PROBLEM DETAILS
Lift every line from the entries that includes the word "Output".
————
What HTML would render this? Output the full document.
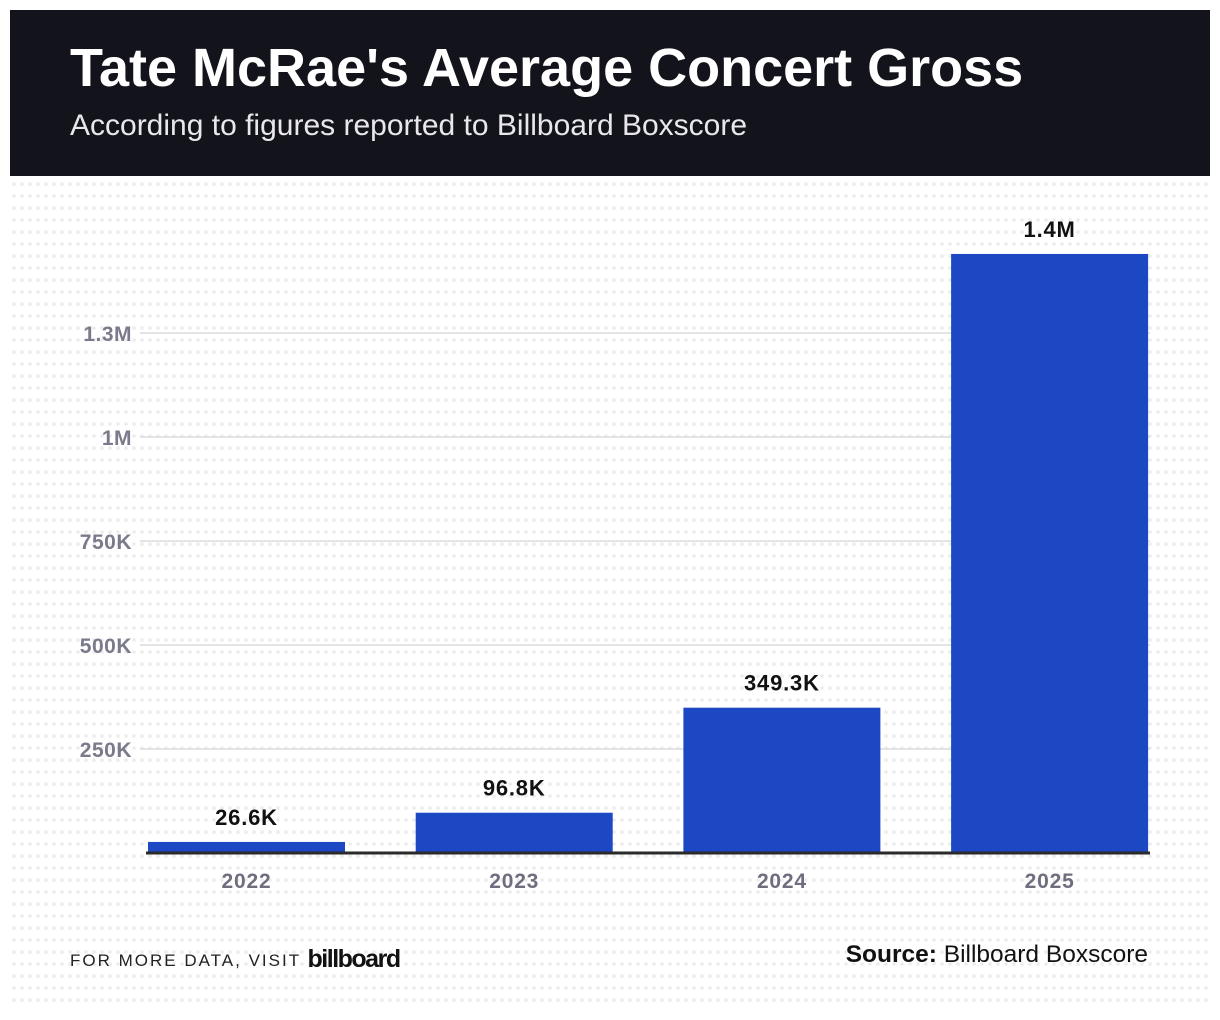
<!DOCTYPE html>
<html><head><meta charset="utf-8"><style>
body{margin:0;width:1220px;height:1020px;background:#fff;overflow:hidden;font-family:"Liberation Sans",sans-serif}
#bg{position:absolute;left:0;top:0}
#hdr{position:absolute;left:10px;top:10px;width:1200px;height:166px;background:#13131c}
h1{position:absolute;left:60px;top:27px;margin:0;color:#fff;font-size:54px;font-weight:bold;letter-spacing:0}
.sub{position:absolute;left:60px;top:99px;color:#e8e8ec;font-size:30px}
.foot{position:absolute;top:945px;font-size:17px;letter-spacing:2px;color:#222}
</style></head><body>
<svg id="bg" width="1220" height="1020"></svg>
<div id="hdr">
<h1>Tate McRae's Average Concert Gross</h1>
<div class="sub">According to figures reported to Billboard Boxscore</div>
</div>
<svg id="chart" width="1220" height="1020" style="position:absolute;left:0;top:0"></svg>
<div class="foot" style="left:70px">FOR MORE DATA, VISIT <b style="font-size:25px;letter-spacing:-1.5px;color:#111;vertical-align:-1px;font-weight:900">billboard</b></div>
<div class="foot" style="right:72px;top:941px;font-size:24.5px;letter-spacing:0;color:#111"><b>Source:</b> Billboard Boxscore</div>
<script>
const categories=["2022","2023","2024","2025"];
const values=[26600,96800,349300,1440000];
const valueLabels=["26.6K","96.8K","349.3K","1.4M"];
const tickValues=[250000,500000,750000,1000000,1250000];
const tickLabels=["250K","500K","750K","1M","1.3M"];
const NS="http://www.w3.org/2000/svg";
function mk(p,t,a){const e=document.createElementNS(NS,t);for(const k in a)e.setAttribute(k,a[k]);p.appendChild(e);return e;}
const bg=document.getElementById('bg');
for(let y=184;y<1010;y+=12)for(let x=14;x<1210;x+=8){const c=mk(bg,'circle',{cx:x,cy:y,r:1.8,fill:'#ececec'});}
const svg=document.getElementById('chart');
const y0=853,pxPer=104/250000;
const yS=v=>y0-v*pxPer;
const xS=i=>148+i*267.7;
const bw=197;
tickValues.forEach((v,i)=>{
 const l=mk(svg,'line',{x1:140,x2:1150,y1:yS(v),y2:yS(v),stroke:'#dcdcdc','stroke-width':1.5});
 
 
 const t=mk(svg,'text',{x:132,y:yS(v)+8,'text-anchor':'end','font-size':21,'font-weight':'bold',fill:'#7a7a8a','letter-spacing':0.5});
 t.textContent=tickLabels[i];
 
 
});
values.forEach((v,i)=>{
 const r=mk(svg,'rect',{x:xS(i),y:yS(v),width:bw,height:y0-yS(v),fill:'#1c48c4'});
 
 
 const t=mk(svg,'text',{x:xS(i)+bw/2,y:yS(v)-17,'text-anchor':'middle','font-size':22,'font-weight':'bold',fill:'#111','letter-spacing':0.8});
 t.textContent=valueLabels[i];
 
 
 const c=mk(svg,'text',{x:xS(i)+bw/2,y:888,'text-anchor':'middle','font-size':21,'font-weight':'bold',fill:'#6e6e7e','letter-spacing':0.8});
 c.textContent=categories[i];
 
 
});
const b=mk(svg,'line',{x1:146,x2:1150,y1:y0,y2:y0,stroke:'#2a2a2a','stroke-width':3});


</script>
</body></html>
————
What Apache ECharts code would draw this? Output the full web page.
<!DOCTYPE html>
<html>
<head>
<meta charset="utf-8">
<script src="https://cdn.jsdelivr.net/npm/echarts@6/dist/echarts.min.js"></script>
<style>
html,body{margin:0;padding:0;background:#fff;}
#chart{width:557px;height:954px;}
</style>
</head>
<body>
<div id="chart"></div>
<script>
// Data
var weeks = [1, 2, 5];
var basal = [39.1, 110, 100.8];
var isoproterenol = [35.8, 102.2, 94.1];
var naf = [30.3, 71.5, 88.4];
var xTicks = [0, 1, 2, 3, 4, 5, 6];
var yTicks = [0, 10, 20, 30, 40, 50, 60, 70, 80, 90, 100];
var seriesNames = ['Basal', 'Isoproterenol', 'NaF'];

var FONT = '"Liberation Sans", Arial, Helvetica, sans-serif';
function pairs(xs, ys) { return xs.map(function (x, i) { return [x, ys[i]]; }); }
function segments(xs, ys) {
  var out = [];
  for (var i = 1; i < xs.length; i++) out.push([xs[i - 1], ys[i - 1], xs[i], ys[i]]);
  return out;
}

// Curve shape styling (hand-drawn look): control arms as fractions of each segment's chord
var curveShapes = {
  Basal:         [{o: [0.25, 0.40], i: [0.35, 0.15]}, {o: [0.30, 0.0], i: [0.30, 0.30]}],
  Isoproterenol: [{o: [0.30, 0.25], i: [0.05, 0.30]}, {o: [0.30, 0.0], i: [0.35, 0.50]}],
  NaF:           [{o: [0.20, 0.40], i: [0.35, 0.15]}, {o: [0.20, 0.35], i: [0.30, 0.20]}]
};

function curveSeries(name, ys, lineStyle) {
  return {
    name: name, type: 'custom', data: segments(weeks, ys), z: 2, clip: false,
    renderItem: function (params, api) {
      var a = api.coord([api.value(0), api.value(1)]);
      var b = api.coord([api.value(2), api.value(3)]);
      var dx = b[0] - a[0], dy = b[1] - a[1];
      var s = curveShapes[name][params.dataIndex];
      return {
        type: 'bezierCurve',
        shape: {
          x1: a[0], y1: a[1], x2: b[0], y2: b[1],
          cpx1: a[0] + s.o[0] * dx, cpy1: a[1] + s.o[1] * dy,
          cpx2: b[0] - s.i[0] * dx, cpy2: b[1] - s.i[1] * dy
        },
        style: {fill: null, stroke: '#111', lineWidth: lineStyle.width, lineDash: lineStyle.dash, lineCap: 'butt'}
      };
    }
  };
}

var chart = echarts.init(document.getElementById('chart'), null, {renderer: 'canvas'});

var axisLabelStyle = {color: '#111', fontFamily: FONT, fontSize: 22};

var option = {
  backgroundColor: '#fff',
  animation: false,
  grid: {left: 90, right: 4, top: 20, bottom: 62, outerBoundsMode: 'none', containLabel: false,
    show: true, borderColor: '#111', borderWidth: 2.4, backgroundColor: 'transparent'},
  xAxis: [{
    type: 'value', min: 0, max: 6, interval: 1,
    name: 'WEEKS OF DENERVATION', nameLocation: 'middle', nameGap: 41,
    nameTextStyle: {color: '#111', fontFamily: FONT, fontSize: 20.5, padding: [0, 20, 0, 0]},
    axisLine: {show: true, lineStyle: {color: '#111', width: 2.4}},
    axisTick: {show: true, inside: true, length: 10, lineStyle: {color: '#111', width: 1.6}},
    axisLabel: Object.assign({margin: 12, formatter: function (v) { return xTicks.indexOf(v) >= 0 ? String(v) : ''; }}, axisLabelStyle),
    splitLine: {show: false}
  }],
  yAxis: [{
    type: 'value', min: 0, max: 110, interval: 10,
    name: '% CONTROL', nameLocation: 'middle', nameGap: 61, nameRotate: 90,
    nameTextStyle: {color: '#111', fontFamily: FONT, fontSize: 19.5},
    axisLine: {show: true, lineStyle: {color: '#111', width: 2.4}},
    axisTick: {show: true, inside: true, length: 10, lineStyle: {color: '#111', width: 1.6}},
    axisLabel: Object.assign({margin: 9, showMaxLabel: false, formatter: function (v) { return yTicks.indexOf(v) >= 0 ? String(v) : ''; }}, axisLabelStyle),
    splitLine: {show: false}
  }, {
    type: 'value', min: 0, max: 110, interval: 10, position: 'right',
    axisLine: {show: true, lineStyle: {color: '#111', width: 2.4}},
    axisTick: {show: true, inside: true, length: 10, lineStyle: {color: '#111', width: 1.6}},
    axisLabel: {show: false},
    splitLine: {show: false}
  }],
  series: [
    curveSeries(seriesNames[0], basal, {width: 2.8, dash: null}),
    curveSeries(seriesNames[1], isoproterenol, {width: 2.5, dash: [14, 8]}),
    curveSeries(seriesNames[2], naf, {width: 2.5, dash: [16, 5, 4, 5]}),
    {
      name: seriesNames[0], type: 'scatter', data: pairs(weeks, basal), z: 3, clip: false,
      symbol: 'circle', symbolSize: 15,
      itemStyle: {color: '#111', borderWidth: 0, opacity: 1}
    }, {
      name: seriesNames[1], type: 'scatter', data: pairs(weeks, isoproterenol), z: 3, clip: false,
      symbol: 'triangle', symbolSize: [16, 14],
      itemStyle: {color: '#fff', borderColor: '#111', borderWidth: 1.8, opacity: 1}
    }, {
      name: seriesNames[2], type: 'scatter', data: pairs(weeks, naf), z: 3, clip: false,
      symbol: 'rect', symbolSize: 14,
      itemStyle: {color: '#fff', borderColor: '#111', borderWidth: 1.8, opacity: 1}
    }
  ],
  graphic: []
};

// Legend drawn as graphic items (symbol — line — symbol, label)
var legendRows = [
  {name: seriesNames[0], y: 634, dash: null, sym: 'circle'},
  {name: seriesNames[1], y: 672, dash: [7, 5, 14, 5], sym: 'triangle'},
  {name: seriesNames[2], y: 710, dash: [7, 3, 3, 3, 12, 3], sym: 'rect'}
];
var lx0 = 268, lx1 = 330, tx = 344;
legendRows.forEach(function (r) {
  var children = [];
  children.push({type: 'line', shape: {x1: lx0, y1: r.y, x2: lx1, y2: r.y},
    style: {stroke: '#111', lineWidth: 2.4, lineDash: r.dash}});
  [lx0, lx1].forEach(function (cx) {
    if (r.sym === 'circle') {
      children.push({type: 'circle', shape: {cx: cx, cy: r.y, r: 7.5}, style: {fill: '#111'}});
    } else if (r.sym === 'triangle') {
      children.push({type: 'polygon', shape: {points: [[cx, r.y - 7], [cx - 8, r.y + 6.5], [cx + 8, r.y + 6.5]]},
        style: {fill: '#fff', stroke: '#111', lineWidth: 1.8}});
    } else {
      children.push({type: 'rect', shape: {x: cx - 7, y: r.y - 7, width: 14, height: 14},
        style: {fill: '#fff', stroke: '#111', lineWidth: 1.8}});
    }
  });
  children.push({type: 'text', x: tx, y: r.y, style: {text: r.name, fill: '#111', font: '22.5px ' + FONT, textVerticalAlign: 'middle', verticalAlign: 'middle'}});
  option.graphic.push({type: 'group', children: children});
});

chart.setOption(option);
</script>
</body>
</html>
————
ANSWER TO THE TASK
What HTML would render this? Output the full document.
What Apache ECharts code would draw this? Output the full web page.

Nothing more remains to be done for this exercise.